Humorkritik | April 2020
April 2020
Ich ergriff das Omen, und wir schieden im besten Humor, in der Hoffnung eines baldigen Wiedersehns.
Goethe, Italienische Reise
Mr. Pulloverlover
Vor einiger Zeit stieß ich auf den kleinen Bildband »Und im Sommer tu ich malen«. Zu sehen sind Fotografien von Fabian Schubert, auf denen der Münchner Maler Hank Schmidt in der Beek (von hinten) bei der Arbeit zu sehen ist. Er steht mit seiner Staffelei in Landschaften, die einst berühmten Freilichtmalern als Vorlage dienten, und dort malt er – allerdings die Muster der Hemden und Pullover, die er gerade trägt. Ob im Garten von Monet, am Walchen- und am Genfer See, im Elbsandsteingebirge und am Strand von Étretat: Schmidt in der Beek verziert seine Leinwände mit Streifen, Rauten und Karos.

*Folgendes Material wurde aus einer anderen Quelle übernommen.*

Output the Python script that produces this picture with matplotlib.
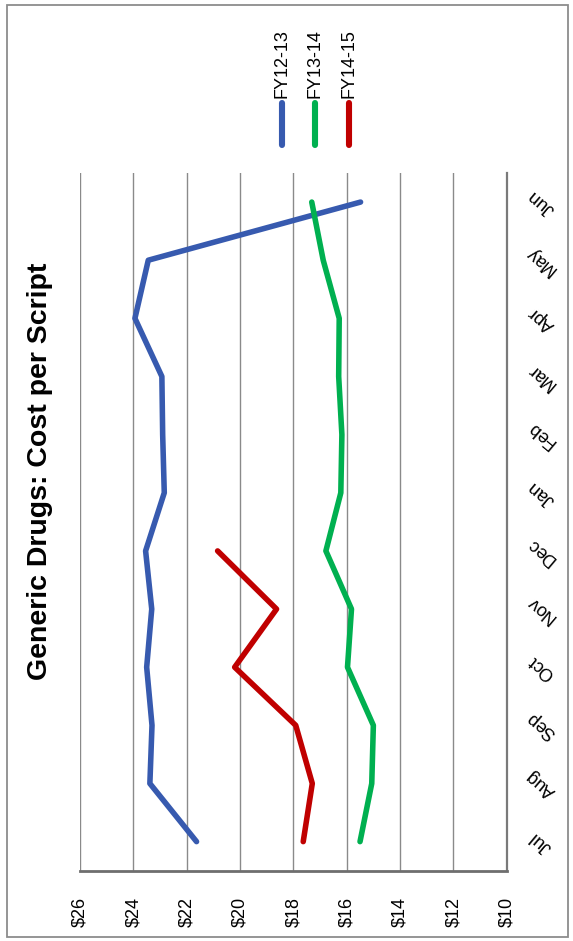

Man sollte meinen, dass der Witz sich schnell verbraucht. Doch damit würde man die tiefere Komik dieser Arbeit verkennen: Hier hat ein Künstler enorme Anstrengung auf sich genommen, hat in schicker Garderobe und mit großem Gepäck lange Wanderungen in steinigem Gelände hinter sich gebracht, um zu malen, was sich eigentlich problemlos auch zu Hause malen ließe. Und ist damit in einer Gesellschaft, in der so gut wie alles vernutzt wird, immer mehr Menschen ihre Herzfrequenz noch beim Duschen messen, den Kalorienverbrauch ihrer Atemzüge zählen und in Outdoorkleidung, die nicht selten Kampfanzügen ähnelt, nicht nur Berggipfel, sondern auch ihren Alltag bezwingen zu müssen glauben, mitnichten l’art pour l’art oder trivial, sondern: ironisch, subversiv und widerständig. Und also: komisch!